Given task: Locate all lines with the word "that" and copy them out.

── Data for processing ──

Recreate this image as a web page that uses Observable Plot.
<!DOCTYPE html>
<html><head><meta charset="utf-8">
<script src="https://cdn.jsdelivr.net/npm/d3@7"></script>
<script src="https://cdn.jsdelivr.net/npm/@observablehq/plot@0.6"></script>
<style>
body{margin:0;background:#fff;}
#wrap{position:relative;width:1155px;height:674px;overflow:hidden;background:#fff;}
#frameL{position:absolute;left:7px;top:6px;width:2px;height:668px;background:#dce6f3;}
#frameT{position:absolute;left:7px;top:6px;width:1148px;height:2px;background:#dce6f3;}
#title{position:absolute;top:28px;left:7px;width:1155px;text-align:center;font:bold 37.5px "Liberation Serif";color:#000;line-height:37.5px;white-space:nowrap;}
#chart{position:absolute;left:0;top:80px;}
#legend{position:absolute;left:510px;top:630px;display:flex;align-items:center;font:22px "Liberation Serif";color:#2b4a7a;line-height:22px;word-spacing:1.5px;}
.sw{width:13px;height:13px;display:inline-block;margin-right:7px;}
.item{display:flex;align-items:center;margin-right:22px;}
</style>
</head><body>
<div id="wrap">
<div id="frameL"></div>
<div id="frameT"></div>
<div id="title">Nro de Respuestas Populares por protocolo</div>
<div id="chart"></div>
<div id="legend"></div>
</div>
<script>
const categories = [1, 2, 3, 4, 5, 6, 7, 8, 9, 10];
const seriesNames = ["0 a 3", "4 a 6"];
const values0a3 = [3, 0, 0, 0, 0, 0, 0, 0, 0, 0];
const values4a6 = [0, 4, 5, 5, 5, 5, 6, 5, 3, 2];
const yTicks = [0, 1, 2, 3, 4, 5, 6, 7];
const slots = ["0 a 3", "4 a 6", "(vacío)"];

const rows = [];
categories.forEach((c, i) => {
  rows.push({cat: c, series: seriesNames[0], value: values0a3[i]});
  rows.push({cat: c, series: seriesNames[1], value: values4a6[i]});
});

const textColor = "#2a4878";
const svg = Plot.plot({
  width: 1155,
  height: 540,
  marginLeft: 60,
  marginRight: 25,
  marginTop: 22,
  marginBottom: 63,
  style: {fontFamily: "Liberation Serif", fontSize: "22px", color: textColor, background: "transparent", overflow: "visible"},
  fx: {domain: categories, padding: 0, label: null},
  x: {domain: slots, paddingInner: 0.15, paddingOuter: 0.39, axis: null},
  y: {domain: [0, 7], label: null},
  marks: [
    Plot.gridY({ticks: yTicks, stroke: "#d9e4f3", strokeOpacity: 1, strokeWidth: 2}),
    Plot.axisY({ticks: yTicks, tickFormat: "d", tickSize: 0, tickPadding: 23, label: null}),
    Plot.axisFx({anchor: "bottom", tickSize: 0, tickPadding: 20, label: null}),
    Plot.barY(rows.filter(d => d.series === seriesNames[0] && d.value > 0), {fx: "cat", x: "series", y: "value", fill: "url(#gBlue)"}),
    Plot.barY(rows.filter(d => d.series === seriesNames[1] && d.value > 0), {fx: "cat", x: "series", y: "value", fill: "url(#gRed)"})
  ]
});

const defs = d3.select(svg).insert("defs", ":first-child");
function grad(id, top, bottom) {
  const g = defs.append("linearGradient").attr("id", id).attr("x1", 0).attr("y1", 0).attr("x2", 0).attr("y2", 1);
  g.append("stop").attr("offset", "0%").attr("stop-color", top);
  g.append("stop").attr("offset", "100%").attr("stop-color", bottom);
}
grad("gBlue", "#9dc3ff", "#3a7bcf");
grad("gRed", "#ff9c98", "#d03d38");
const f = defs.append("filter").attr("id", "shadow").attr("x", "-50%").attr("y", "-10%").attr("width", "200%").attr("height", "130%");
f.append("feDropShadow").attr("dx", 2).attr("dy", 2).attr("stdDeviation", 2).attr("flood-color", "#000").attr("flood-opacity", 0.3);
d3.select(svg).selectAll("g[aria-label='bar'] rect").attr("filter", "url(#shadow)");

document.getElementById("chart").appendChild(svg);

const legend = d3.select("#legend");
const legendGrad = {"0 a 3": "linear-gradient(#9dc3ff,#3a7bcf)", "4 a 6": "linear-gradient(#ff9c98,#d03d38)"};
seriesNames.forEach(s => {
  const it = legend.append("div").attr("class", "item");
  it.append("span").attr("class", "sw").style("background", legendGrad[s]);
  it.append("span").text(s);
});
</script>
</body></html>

───
── Data for processing ──

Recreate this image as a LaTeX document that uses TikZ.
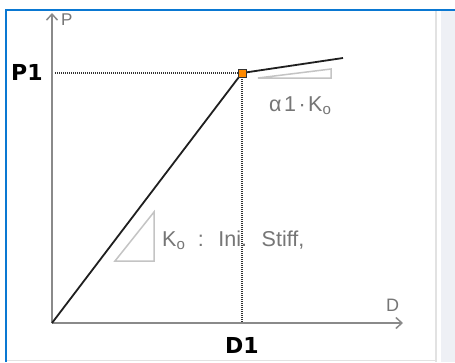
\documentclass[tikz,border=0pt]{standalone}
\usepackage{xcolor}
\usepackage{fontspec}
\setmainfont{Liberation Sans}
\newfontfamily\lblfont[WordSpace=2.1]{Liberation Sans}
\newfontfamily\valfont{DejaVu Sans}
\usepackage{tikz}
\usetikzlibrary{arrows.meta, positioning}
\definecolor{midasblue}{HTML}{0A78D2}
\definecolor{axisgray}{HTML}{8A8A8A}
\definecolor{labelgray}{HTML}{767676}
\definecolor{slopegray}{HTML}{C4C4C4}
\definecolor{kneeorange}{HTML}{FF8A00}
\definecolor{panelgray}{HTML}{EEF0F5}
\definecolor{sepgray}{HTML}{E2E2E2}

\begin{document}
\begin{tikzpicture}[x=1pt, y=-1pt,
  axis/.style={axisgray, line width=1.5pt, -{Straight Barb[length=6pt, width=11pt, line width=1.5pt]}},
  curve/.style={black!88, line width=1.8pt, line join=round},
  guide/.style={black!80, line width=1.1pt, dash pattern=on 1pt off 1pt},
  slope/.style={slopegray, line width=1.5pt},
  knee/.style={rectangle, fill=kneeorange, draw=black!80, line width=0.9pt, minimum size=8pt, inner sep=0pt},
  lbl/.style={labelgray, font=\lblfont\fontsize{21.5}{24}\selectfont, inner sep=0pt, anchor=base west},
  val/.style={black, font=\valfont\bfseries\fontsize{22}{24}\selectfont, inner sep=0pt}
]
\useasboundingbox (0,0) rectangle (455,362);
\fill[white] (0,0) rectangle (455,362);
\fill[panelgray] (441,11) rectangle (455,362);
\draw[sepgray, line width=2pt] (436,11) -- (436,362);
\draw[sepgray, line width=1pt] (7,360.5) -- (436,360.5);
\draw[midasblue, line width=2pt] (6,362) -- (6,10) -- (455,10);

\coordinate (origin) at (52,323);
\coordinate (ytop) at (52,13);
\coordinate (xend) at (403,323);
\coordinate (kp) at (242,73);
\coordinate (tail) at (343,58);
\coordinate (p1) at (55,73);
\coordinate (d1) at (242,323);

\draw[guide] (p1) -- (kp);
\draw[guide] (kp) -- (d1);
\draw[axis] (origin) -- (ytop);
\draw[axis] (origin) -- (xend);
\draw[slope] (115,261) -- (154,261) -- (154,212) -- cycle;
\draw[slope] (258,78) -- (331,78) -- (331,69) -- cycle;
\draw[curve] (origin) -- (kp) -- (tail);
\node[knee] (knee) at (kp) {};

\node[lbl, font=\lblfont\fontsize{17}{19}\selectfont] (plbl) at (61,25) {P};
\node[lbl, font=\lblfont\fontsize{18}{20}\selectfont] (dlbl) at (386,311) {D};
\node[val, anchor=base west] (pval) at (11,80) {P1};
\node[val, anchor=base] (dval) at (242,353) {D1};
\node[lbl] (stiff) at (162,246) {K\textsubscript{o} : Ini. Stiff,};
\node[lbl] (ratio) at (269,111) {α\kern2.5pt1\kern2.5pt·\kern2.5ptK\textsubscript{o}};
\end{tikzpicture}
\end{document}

───
── Data for processing ──

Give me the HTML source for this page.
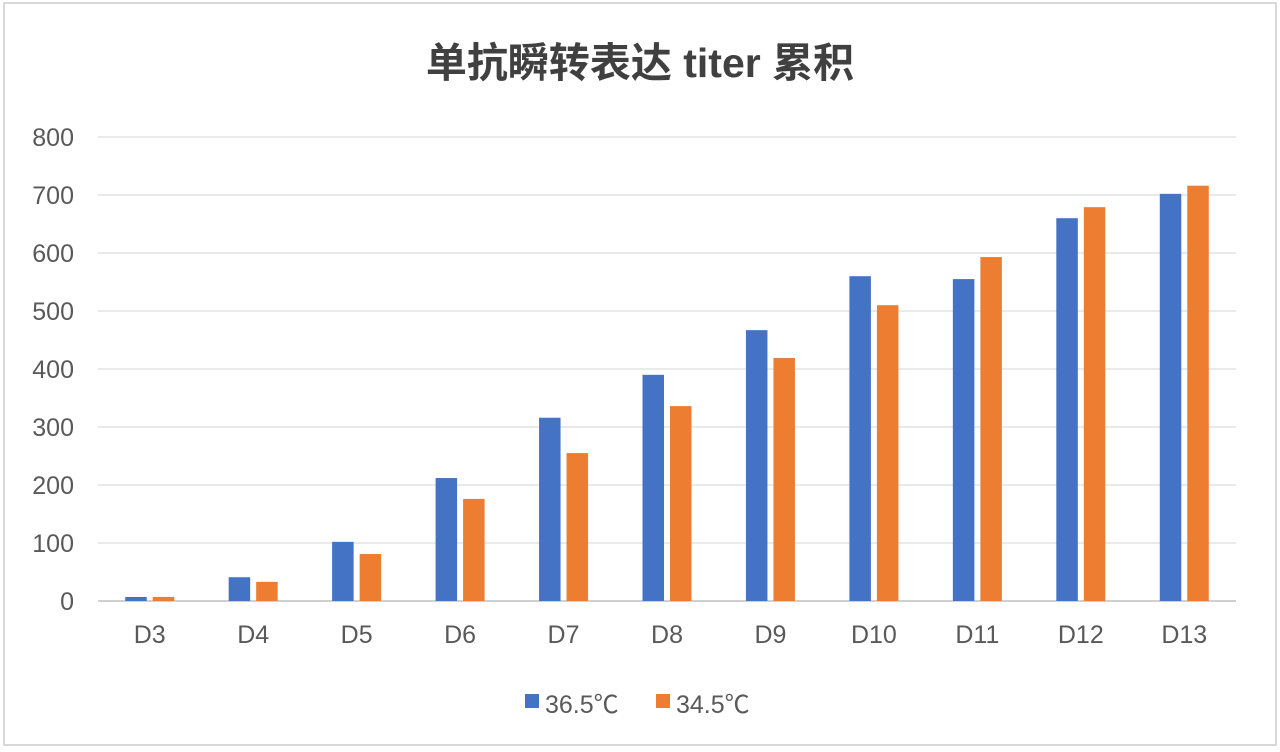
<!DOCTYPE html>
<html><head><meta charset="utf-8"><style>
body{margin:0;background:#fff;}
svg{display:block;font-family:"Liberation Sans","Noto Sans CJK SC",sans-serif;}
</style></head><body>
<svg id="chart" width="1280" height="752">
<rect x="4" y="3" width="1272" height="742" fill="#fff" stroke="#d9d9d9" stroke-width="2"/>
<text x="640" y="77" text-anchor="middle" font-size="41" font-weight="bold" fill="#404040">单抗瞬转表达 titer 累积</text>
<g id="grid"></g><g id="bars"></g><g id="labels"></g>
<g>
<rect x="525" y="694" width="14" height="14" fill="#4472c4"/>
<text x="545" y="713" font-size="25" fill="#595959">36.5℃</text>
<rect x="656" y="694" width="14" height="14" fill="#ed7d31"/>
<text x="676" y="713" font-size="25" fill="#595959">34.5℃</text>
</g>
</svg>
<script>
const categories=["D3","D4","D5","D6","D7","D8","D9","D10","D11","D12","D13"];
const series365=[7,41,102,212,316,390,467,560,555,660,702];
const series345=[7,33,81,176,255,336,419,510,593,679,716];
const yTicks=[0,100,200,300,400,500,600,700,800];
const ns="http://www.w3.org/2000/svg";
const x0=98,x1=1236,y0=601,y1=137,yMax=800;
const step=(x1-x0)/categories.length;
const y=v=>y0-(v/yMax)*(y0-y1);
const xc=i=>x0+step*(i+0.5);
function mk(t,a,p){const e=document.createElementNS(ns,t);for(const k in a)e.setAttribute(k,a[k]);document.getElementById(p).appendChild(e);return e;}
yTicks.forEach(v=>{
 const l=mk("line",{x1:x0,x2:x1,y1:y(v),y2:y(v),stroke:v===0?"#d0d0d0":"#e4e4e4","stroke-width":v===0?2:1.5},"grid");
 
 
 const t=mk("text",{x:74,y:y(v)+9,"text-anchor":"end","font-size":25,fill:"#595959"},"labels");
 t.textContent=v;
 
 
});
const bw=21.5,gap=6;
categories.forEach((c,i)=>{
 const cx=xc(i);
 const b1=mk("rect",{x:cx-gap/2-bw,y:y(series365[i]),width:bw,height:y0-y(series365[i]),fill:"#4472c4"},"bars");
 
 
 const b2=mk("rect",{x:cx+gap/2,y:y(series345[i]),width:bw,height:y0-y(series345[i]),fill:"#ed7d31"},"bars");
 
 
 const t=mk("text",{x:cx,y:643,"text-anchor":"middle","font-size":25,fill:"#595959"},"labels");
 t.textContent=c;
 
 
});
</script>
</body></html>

───

Problem solution:
Recreate this image as a web page that uses Observable Plot.
Recreate this image as a LaTeX document that uses TikZ.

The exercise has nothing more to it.